Petitioner brought a similar claim challenging a different disciplinary action based on referral by a Florida court of a finding of abuse of judicial resources. In Marts v. Jones, No. 3:17cv651-LC/CAS, 2018 WL 3524846 (N.D. Fla. July 13, 2018), the Respondent moved to dismiss alleging that Petitioner failed to exhaust state court remedies. Petitioner argued that he was prohibited from exhausting remedies because he was barred in sanction orders from pro se filings pertaining to his criminal case due to abuse of judicial resources. This Court dismissed the § 2254 petition for failure to exhaust state court remedies, stating:

Petitioner's claim that state exhaustion was unavailable is not supported by the record. First, although Petitioner was prohibited from filing pro se motions in the state trial court in Escambia County and in the First DCA in Case No. 2007-CF-06067A, he was not prohibited from filing pro se petitions in either court challenging the DOC's disciplinary actions. See Ex. B at 17; Marts v. State, 59 So. 3d 136 (Fla. 1st DCA 2011).

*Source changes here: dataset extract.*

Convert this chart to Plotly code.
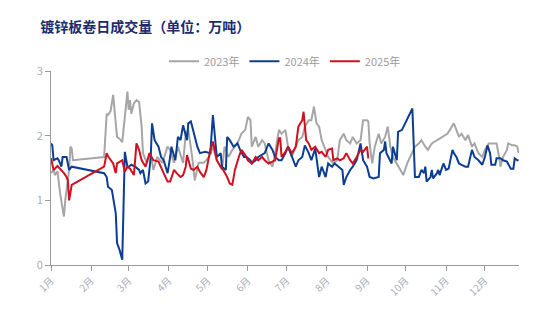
import plotly.graph_objects as go

# Daily galvanized sheet/coil turnover (10k tonnes), plotted on a common calendar year
dates_2023 = ["01-01", "01-03", "01-04", "01-06", "01-08", "01-09", "01-11", "01-12", "01-13", "01-15",
              "01-16", "01-17", "01-18", "02-11", "02-13", "02-14", "02-16", "02-17", "02-18", "02-20",
              "02-21", "02-23", "02-25", "02-27", "02-29", "03-01", "03-02", "03-03", "03-05", "03-07",
              "03-09", "03-11", "03-12", "03-15", "03-18", "03-20", "03-23", "03-27", "03-31", "04-02",
              "04-05", "04-08", "04-12", "04-14", "04-16", "04-19", "04-21", "04-24", "04-28", "05-02",
              "05-05", "05-08", "05-12", "05-14", "05-17", "05-20", "05-22", "05-25", "05-27", "05-30",
              "06-01", "06-03", "06-04", "06-07", "06-09", "06-12", "06-14", "06-17", "06-20", "06-22",
              "06-25", "06-27", "06-30", "07-02", "07-05", "07-08", "07-10", "07-13", "07-15", "07-18",
              "07-20", "07-22", "07-24", "07-26", "07-28", "07-31", "08-02", "08-06", "08-09", "08-11",
              "08-14", "08-16", "08-19", "08-21", "08-24", "08-27", "08-29", "09-01", "09-02", "09-03",
              "09-05", "09-07", "09-10", "09-12", "09-15", "09-17", "09-19", "09-21", "09-24", "09-27",
              "09-29", "10-02", "10-06", "10-08", "10-11", "10-13", "10-16", "10-18", "10-21", "10-25",
              "10-29", "11-02", "11-04", "11-07", "11-09", "11-11", "11-13", "11-16", "11-18", "11-21",
              "11-23", "11-26", "11-29", "12-01", "12-04", "12-06", "12-10", "12-12", "12-13", "12-15",
              "12-18", "12-19", "12-22", "12-24", "12-26", "12-27"]
vol_2023 = [1.42, 1.47, 1.39, 1.45, 1.11, 1.00, 0.75, 1.00, 1.16, 1.47,
            1.83, 1.80, 1.62, 1.67, 2.34, 2.32, 2.38, 2.50, 2.63, 2.19,
            1.98, 1.95, 1.90, 2.29, 2.68, 2.40, 2.55, 2.34, 2.50, 2.55,
            2.52, 2.14, 1.73, 1.58, 1.73, 1.47, 1.67, 1.58, 1.83, 1.78,
            1.58, 1.83, 1.58, 2.03, 2.09, 1.67, 1.31, 1.58, 1.58, 1.67,
            1.83, 1.62, 1.47, 1.83, 1.67, 1.78, 1.83, 1.93, 2.03, 2.09,
            2.29, 2.24, 1.83, 1.98, 1.83, 1.93, 1.88, 1.62, 1.52, 1.73,
            2.09, 2.03, 2.09, 1.83, 1.67, 1.83, 1.93, 1.98, 2.14, 2.24,
            2.24, 2.45, 2.19, 2.14, 1.93, 1.78, 1.67, 1.57, 1.62, 1.93,
            2.03, 1.93, 1.88, 1.98, 1.88, 1.93, 2.24, 2.24, 2.22, 1.88,
            1.57, 1.83, 2.03, 1.88, 1.98, 2.14, 1.83, 1.67, 1.57, 1.47,
            1.39, 1.57, 1.73, 1.83, 1.88, 1.93, 1.83, 1.78, 1.88, 1.93,
            1.98, 2.03, 2.09, 2.19, 2.09, 1.98, 2.03, 1.93, 2.01, 1.83,
            1.88, 1.73, 1.67, 1.78, 1.88, 1.88, 1.88, 1.67, 1.52, 1.67,
            1.78, 1.88, 1.85, 1.85, 1.83, 1.73]

dates_2024 = ["01-01", "01-02", "01-03", "01-06", "01-07", "01-09", "01-10", "01-13", "01-15", "01-17",
              "02-11", "02-13", "02-14", "02-17", "02-20", "02-21", "02-23", "02-25", "02-26", "02-27",
              "02-29", "03-01", "03-03", "03-06", "03-09", "03-10", "03-12", "03-14", "03-16", "03-18",
              "03-19", "03-21", "03-24", "03-26", "03-28", "03-31", "04-02", "04-03", "04-06", "04-08",
              "04-10", "04-12", "04-15", "04-16", "04-18", "04-20", "04-23", "04-25", "04-29", "05-03",
              "05-05", "05-08", "05-11", "05-12", "05-15", "05-16", "05-18", "05-21", "05-24", "05-26",
              "05-29", "05-31", "06-03", "06-04", "06-07", "06-09", "06-12", "06-14", "06-17", "06-20",
              "06-22", "06-25", "06-27", "06-30", "07-02", "07-05", "07-08", "07-10", "07-13", "07-15",
              "07-18", "07-20", "07-23", "07-26", "07-28", "07-31", "08-02", "08-05", "08-07", "08-10",
              "08-13", "08-14", "08-16", "08-19", "08-21", "08-24", "08-27", "08-29", "09-01", "09-03",
              "09-06", "09-10", "09-11", "09-14", "09-15", "09-16", "09-19", "09-20", "09-21", "09-24",
              "09-25", "09-28", "10-06", "10-07", "10-08", "10-11", "10-13", "10-15", "10-16", "10-17",
              "10-20", "10-21", "10-22", "10-25", "10-26", "10-27", "10-30", "11-01", "11-03", "11-06",
              "11-07", "11-09", "11-11", "11-13", "11-16", "11-18", "11-21", "11-23", "11-26", "11-29",
              "12-01", "12-03", "12-05", "12-06", "12-09", "12-10", "12-13", "12-15", "12-18", "12-21",
              "12-23", "12-24", "12-26", "12-27"]
vol_2024 = [1.88, 1.85, 1.62, 1.65, 1.62, 1.52, 1.67, 1.67, 1.47, 1.52,
            1.42, 1.36, 1.21, 1.16, 0.80, 0.34, 0.23, 0.08, 0.90, 1.75,
            1.52, 1.52, 1.55, 1.52, 1.47, 1.42, 1.47, 1.26, 1.29, 1.67,
            2.19, 1.93, 1.83, 1.67, 1.62, 1.42, 1.67, 1.83, 1.62, 1.98,
            1.93, 2.16, 1.93, 2.19, 2.22, 2.05, 1.83, 1.73, 1.75, 1.73,
            2.32, 1.67, 1.73, 1.52, 1.47, 1.98, 1.93, 1.83, 1.88, 1.78,
            1.67, 1.67, 1.62, 1.57, 1.62, 1.67, 1.70, 1.73, 1.88, 1.78,
            1.67, 1.62, 1.62, 1.73, 1.83, 1.67, 1.52, 1.62, 1.67, 1.85,
            1.73, 1.62, 1.80, 1.36, 1.52, 1.36, 1.57, 1.52, 1.57, 1.52,
            1.47, 1.24, 1.36, 1.47, 1.52, 1.62, 1.88, 1.62, 1.52, 1.36,
            1.34, 1.36, 1.73, 1.78, 1.91, 1.73, 1.62, 1.57, 1.83, 1.62,
            2.06, 2.09, 2.42, 1.83, 1.36, 1.36, 1.47, 1.42, 1.52, 1.29,
            1.36, 1.47, 1.34, 1.42, 1.47, 1.39, 1.57, 1.47, 1.49, 1.78,
            1.73, 1.67, 1.57, 1.55, 1.52, 1.52, 1.78, 1.67, 1.62, 1.55,
            1.67, 1.85, 1.73, 1.55, 1.55, 1.65, 1.65, 1.62, 1.60, 1.49,
            1.49, 1.65, 1.62, 1.62]

dates_2025 = ["01-01", "01-03", "01-06", "01-08", "01-11", "01-13", "01-14", "01-15", "01-17", "02-11",
              "02-13", "02-14", "02-16", "02-18", "02-20", "02-21", "02-25", "02-27", "02-29", "03-02",
              "03-05", "03-07", "03-09", "03-11", "03-14", "03-17", "03-20", "03-24", "03-28", "03-31",
              "04-02", "04-05", "04-07", "04-10", "04-12", "04-14", "04-15", "04-18", "04-20", "04-23",
              "04-25", "04-28", "04-30", "05-03", "05-05", "05-08", "05-11", "05-13", "05-16", "05-18",
              "05-20", "05-22", "05-25", "05-27", "05-30", "06-01", "06-04", "06-07", "06-09", "06-12",
              "06-14", "06-17", "06-20", "06-22", "06-25", "06-26", "06-27", "06-30", "07-02", "07-05",
              "07-08", "07-10", "07-13", "07-14", "07-16", "07-18", "07-20", "07-23", "07-26", "07-28",
              "07-31", "08-02", "08-05", "08-06", "08-09", "08-11", "08-14", "08-16", "08-19", "08-21",
              "08-24", "08-27", "08-29", "09-01", "09-02"]
vol_2025 = [1.65, 1.47, 1.53, 1.49, 1.42, 1.36, 1.31, 1.00, 1.24, 1.52,
            1.73, 1.68, 1.62, 1.57, 1.42, 1.57, 1.62, 1.44, 1.52, 1.49,
            1.39, 1.88, 1.78, 1.62, 1.52, 1.73, 1.62, 1.60, 1.42, 1.29,
            1.29, 1.47, 1.42, 1.36, 1.39, 1.52, 1.70, 1.49, 1.47, 1.52,
            1.44, 1.36, 1.47, 1.78, 1.91, 1.62, 1.52, 1.47, 1.36, 1.26,
            1.24, 1.47, 1.67, 1.78, 1.70, 1.62, 1.57, 1.67, 1.62, 1.67,
            1.62, 1.57, 1.60, 1.62, 1.96, 1.96, 1.67, 1.75, 1.83, 1.73,
            1.83, 2.14, 2.24, 2.37, 1.93, 1.88, 1.78, 1.83, 1.73, 1.75,
            1.67, 1.78, 1.80, 1.62, 1.65, 1.62, 1.65, 1.73, 1.62, 1.57,
            1.67, 1.78, 1.75, 1.83, 1.65]

month_labels = [f"{m}月" for m in range(1, 13)]
series = [
    ("2023年", dates_2023, vol_2023, "#A6A6A6"),
    ("2024年", dates_2024, vol_2024, "#0B3D91"),
    ("2025年", dates_2025, vol_2025, "#D0101E"),
]

BASE_YEAR = "2024"
fig = go.Figure()
for name, md, vals, color in series:
    fig.add_trace(go.Scatter(
        x=[f"{BASE_YEAR}-{d}" for d in md], y=vals, name=name, mode="lines",
        line=dict(color=color, width=2),
    ))

axis_grey = "#9A9A9A"
label_grey = "#A8ADBA"
fig.update_layout(
    width=550, height=324,
    margin=dict(l=51, r=31, t=71, b=59),
    paper_bgcolor="white", plot_bgcolor="white",
    font=dict(family="Noto Sans CJK SC, Liberation Sans, sans-serif", size=11, color=label_grey),
    title=dict(
        text="<b>镀锌板卷日成交量（单位：万吨）</b>",
        x=0.073, xanchor="left", y=0.915, yanchor="middle",
        font=dict(family="Noto Sans CJK SC", size=14, color="#1C2B6E"),
    ),
    legend=dict(
        orientation="h", x=0.5, xanchor="center", y=1.05, yanchor="middle",
        font=dict(size=11, color="#9C9C9C"), itemwidth=30, tracegroupgap=0,
        bgcolor="rgba(0,0,0,0)",
    ),
    showlegend=True,
)
fig.update_xaxes(
    type="date",
    range=[f"{BASE_YEAR}-01-01", f"{BASE_YEAR}-12-27 08:00"],
    tickvals=[f"{BASE_YEAR}-{m:02d}-01" for m in range(1, 13)],
    ticktext=month_labels, tickangle=-45,
    showline=True, linecolor=axis_grey, linewidth=1,
    ticks="outside", ticklen=5, tickcolor=axis_grey,
    tickfont=dict(size=10, color=label_grey),
    showgrid=False, zeroline=False,
)
fig.update_yaxes(
    range=[0, 3], tickvals=[0, 1, 2, 3],
    showline=True, linecolor=axis_grey, linewidth=1,
    ticks="outside", ticklen=5, tickcolor=axis_grey,
    tickfont=dict(size=11, color=label_grey),
    showgrid=False, zeroline=False,
)

fig.write_html("out.html")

In its order prohibiting future pro se filings, the state trial court specifically found "that [Petitioner] . . . should be barred from future pro se filings in the instant case" and prohibited Petitioner from filing "in this Court in this matter" unless his petitions were reviewed by a licensed attorney. Ex. B at 17 (emphasis added). The state trial court did not bar Petitioner from filing entirely, but specifically "in this matter," referring to Case No. 2007-CF-06067A. Id. In Marts v. State, the First DCA explicitly states, "[Petitioner] is barred from future pro se filings concerning Escambia County Circuit Court case number 2007-CF-6067." 59 So. 3d at 137 (Fla. 1st DCA 2011). Therefore, Petitioner had the opportunity to file a petition challenging his DR and its resulting sanctions in the state trial court as well as the First DCA.